After [Ben was cast] we went out for girls, and Olivia also responded [to the script]. Funny enough they hadn’t met until after they were both cast. I had the same experience with Olivia when we met. In a different way, obviously, but I also felt like she was into exploring, and helping, and being open. I realized that if they both can do this then the three of us could do it. It was risky but I think it was fine and they’re both so open and nice.

Were those conversations with the actors partially about their own views toward love or intimacy, since those feelings play such major roles in Between Us?

Yes, I think most of our conversations were about our very private lives. Look, I have nothing to lose.
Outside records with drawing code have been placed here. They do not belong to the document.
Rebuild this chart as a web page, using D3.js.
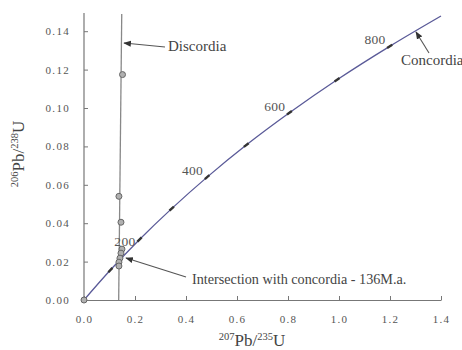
<!DOCTYPE html>
<html>
<head>
<meta charset="utf-8">
<script src="https://cdn.jsdelivr.net/npm/d3@7"></script>
<style>
  body { margin: 0; background: #fff; }
  svg text { font-family: "Liberation Serif", "DejaVu Serif", serif !important; }
</style>
</head>
<body>
<svg id="chart" width="462" height="350"></svg>
<script>
// concordia (age in Ma)
var concAge = [0, 100, 200, 300, 400, 500, 600, 700, 800, 889];
var concX = [0, 0.1035, 0.2177, 0.3438, 0.4828, 0.6363, 0.8056, 0.9925, 1.1987, 1.4];
var concY = [0, 0.0156, 0.0315, 0.0476, 0.0640, 0.0807, 0.0975, 0.1147, 0.1321, 0.1479];
var ageLabels = [200, 400, 600, 800];

// measured points
var ptX = [0, 0.137, 0.145, 0.149, 0.145, 0.141, 0.137, 0.137, 0.151];
var ptY = [0, 0.054, 0.0405, 0.0265, 0.0244, 0.0218, 0.0197, 0.0177, 0.1174];

// discordia line ends
var discX = [0.136, 0.148];
var discY = [0, 0.149];

var xTicks = [0, 0.2, 0.4, 0.6, 0.8, 1.0, 1.2, 1.4];
var yTicks = [0, 0.02, 0.04, 0.06, 0.08, 0.10, 0.12, 0.14];

const svg = d3.select("#chart");
const x = d3.scaleLinear().domain([0, 1.4]).range([84, 441]);
const y = d3.scaleLinear().domain([0, 0.15]).range([300, 12]);

const axisCol = "#777";
const txtCol = "#555";

// axes
const gx = svg.append("g").attr("transform", "translate(0,300)")
  .call(d3.axisBottom(x).tickValues(xTicks).tickFormat(d3.format(".1f")).tickSizeInner(-4).tickSizeOuter(0).tickPadding(15));
const gy = svg.append("g").attr("transform", "translate(84,0)")
  .call(d3.axisLeft(y).tickValues(yTicks).tickFormat(d3.format(".2f")).tickSizeInner(-4).tickSizeOuter(0).tickPadding(14));
[gx, gy].forEach(g => {
  g.attr("font-family", null);
  g.select(".domain").attr("stroke", axisCol).attr("stroke-width", 1.2);
  g.selectAll(".tick line").attr("stroke", axisCol);
  g.selectAll(".tick text")
    .attr("fill", txtCol)
    .attr("font-size", "11px")
    .attr("letter-spacing", "1.3px");
});
gy.select(".domain").attr("d", "M0,300V13");

// discordia
svg.append("line")
  .attr("x1", x(discX[0])).attr("y1", y(discY[0]))
  .attr("x2", x(discX[1])).attr("y2", y(discY[1]))
  .attr("stroke", "#888").attr("stroke-width", 1.3);

// concordia
const conc = concX.map((d, i) => [d, concY[i], concAge[i]]);
svg.append("path")
  .datum(conc)
  .attr("d", d3.line().x(d => x(d[0])).y(d => y(d[1])).curve(d3.curveCatmullRom))
  .attr("fill", "none")
  .attr("stroke", "#5a5a98")
  .attr("stroke-width", 1.3);

// age ticks on concordia
conc.slice(1, 9).forEach((d, i) => {
  const nx = conc[i + 2], px = conc[i];
  const ang = Math.atan2(y(nx[1]) - y(px[1]), x(nx[0]) - x(px[0])) * 180 / Math.PI;
  svg.append("rect")
    .attr("x", -3).attr("y", -1.2).attr("width", 6).attr("height", 2.4)
    .attr("fill", "#333")
    .attr("transform", `translate(${x(d[0])},${y(d[1])}) rotate(${ang})`);
});

// age labels
svg.selectAll(".age").data(ageLabels).enter().append("text")
  .attr("x", a => x(concX[concAge.indexOf(a)]) - 4)
  .attr("y", a => y(concY[concAge.indexOf(a)]) + (a === 200 ? 6 : -2))
  .attr("text-anchor", "end")
  .attr("font-size", "13.5px")
  .attr("letter-spacing", "0.3px")
  .attr("fill", txtCol)
  .text(a => a);

// points
svg.selectAll(".pt").data(ptX).enter().append("circle")
  .attr("cx", (d, i) => x(d))
  .attr("cy", (d, i) => y(ptY[i]))
  .attr("r", 3)
  .attr("fill", "#b0b0b0")
  .attr("stroke", "#666")
  .attr("stroke-width", 1);

// arrows
svg.append("defs").append("marker")
  .attr("id", "ah").attr("viewBox", "0 0 10 10")
  .attr("refX", 9).attr("refY", 5)
  .attr("markerWidth", 7).attr("markerHeight", 7)
  .attr("orient", "auto")
  .append("path").attr("d", "M0,1L10,5L0,9Z").attr("fill", "#333");

function arrow(x1, y1, x2, y2) {
  svg.append("line")
    .attr("x1", x1).attr("y1", y1).attr("x2", x2).attr("y2", y2)
    .attr("stroke", "#555").attr("stroke-width", 1.1)
    .attr("marker-end", "url(#ah)");
}
arrow(165, 47, 124, 43);
arrow(186, 277, 126, 258);
arrow(429, 53, 416, 32);

function note(tx, ty, s, fs) {
  svg.append("text").attr("x", tx).attr("y", ty)
    .attr("font-size", fs).attr("fill", "#444").text(s);
}
note(168, 51, "Discordia", "15px");
note(192, 284, "Intersection with concordia - 136M.a.", "14.2px");
note(401, 65, "Concordia", "15px");

// axis titles
const xt = svg.append("text").attr("x", 252).attr("y", 346)
  .attr("text-anchor", "middle").attr("font-size", "17px").attr("fill", "#444");
xt.append("tspan").attr("font-size", "10.5px").attr("dy", -6).text("207");
xt.append("tspan").attr("dy", 6).text("Pb/");
xt.append("tspan").attr("font-size", "10.5px").attr("dy", -6).text("235");
xt.append("tspan").attr("dy", 6).text("U");

const yt = svg.append("text").attr("transform", "translate(24,154) rotate(-90)")
  .attr("text-anchor", "middle").attr("font-size", "17px").attr("fill", "#444");
yt.append("tspan").attr("font-size", "10.5px").attr("dy", -6).text("206");
yt.append("tspan").attr("dy", 6).text("Pb/");
yt.append("tspan").attr("font-size", "10.5px").attr("dy", -6).text("238");
yt.append("tspan").attr("dy", 6).text("U");
</script>
</body>
</html>
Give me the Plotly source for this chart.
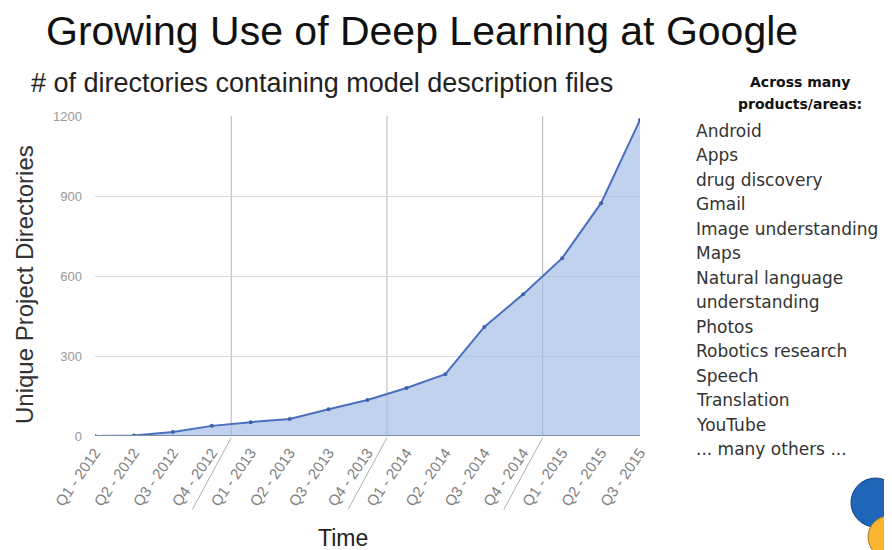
import plotly.graph_objects as go

quarters = ["Q1 - 2012", "Q2 - 2012", "Q3 - 2012", "Q4 - 2012",
            "Q1 - 2013", "Q2 - 2013", "Q3 - 2013", "Q4 - 2013",
            "Q1 - 2014", "Q2 - 2014", "Q3 - 2014", "Q4 - 2014",
            "Q1 - 2015", "Q2 - 2015", "Q3 - 2015"]
directories = [0, 2, 15, 38, 52, 64, 100, 135, 180, 232, 409, 532, 667, 873, 1185]
y_ticks = [0, 300, 600, 900, 1200]
areas = ["Android", "Apps", "drug discovery", "Gmail", "Image understanding",
         "Maps", "Natural language", "understanding", "Photos",
         "Robotics research", "Speech", "Translation", "YouTube",
         "... many others ..."]

OFF = 8  # page body margin offset
W, H = 892 - OFF, 550 - OFF
PL, PT, PR, PB = 95, 116, 640, 436  # plot area in screen pixels
L, T = PL - OFF, PT - OFF
PW, PH = PR - PL, PB - PT
R, B = W - L - PW, H - T - PH


def px(x):
    return (x - PL) / PW


def py(y):
    return (PB - y) / PH


idx = list(range(len(quarters)))
fig = go.Figure()
fig.add_trace(go.Scatter(
    x=idx, y=directories, mode="lines+markers",
    fill="tozeroy", fillcolor="rgba(160,186,230,0.65)",
    line=dict(color="#4a70bd", width=2),
    marker=dict(size=4, color="#3e63ad"),
    showlegend=False, hoverinfo="skip"))

shapes = []
# year boundaries (between Q4 and Q1)
for i in range(1, len(quarters)):
    if quarters[i].startswith("Q1"):
        b = i - 0.5
        shapes.append(dict(type="line", xref="x", yref="y", x0=b, x1=b, y0=0, y1=1200,
                           line=dict(color="#b4b4b4", width=1), layer="below"))
        shapes.append(dict(type="line", xref="x", yref="paper", x0=b, x1=b - 1.0,
                           y0=-0.005, y1=-0.23, line=dict(color="#b0b0b0", width=1)))
# baseline
shapes.append(dict(type="line", xref="paper", yref="y", x0=0, x1=1, y0=0, y1=0,
                   line=dict(color="#7f8fa8", width=2)))
# brain decoration
shapes.append(dict(type="circle", xref="paper", yref="paper",
                   x0=px(851), x1=px(900), y0=py(527), y1=py(478),
                   fillcolor="#1f66b8", line=dict(color="#1a3f7a", width=1)))
shapes.append(dict(type="circle", xref="paper", yref="paper",
                   x0=px(868), x1=px(910), y0=py(558), y1=py(516),
                   fillcolor="#f7b531", line=dict(color="#a77a20", width=1)))

ann = []
ann.append(dict(text="Growing Use of Deep Learning at Google", x=px(44), y=py(31),
                xref="paper", yref="paper", xanchor="left", yanchor="middle", showarrow=False,
                font=dict(family="Liberation Sans, Arial", size=41, color="#111")))
ann.append(dict(text="# of directories containing model description files", x=px(29), y=py(83),
                xref="paper", yref="paper", xanchor="left", yanchor="middle", showarrow=False,
                font=dict(family="Liberation Sans, Arial", size=27, color="#222")))
ann.append(dict(text="<b>Across many</b>", x=px(800), y=py(82),
                xref="paper", yref="paper", xanchor="center", yanchor="middle", showarrow=False,
                font=dict(family="DejaVu Sans, Verdana", size=14, color="#111")))
ann.append(dict(text="<b>products/areas:</b>", x=px(800), y=py(104),
                xref="paper", yref="paper", xanchor="center", yanchor="middle", showarrow=False,
                font=dict(family="DejaVu Sans, Verdana", size=14, color="#111")))
for k, a in enumerate(areas):
    ann.append(dict(text=a, x=px(694), y=py(131 + k * 24.46),
                    xref="paper", yref="paper", xanchor="left", yanchor="middle",
                    showarrow=False,
                    font=dict(family="DejaVu Sans, Verdana", size=17, color="#333")))
ann.append(dict(text="Unique Project Directories", x=px(24), y=py(285), textangle=-90,
                xref="paper", yref="paper", xanchor="center", yanchor="middle", showarrow=False,
                font=dict(family="Liberation Sans, Arial", size=24, color="#333")))
ann.append(dict(text="Time", x=px(343), y=py(538),
                xref="paper", yref="paper", xanchor="center", yanchor="middle", showarrow=False,
                font=dict(family="Liberation Sans, Arial", size=23, color="#222")))

fig.update_layout(
    width=W, height=H, margin=dict(l=L, r=R, t=T, b=B, autoexpand=False),
    paper_bgcolor="white", plot_bgcolor="white",
    shapes=shapes, annotations=ann,
    xaxis=dict(range=[0, len(quarters) - 1], tickmode="array", tickvals=idx, ticktext=quarters,
               tickangle=-55, showgrid=False, zeroline=False, showline=False,
               ticklabelstandoff=4,
               tickfont=dict(family="Liberation Sans, Arial", size=15, color="#808080")),
    yaxis=dict(range=[0, 1200], tickmode="array", tickvals=y_ticks,
               showgrid=True, gridcolor="#dcdcdc", gridwidth=1, zeroline=False,
               ticklabelstandoff=12,
               tickfont=dict(family="Liberation Sans, Arial", size=13, color="#999")),
)
fig.write_html("out.html")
Everything’s on the screen. Sometimes I would just come to them and say, “How is it? You’re married. Have you ever cheated? Have you ever gone to an orgy?” It was all these things. It was kind of rushed, very quick, but it was nice. The advantage that I have is that my movies are clearly self-referential so there’s no secret. I’m not talking about a character.

Especially if you’ve seen my first feature film, which has me acting [in it] and I also get naked. That gave me a really good platform to say, “It’s not going to be as explicit as my first movie but it is in this world of honesty.” I don’t want the camera or the Hollywood desires to be in front of us telling an honest story.

So I would ask if they were okay getting naked or how okay they were with sex scenes. How not [okay they were]. Where could I go with it. I had that conversation with Ben although he had no nudity [in the movie]. It was just about knowing that if needed we will go there.

And also to know that they would be open to feeling that necessity. They could suggest it to me. Which would happen with Olivia. Sometimes I would be like, “Cover her here,” to be very proper and she would say, “Come on, it has to be real.” I expect that and those are the things I make clear from the beginning.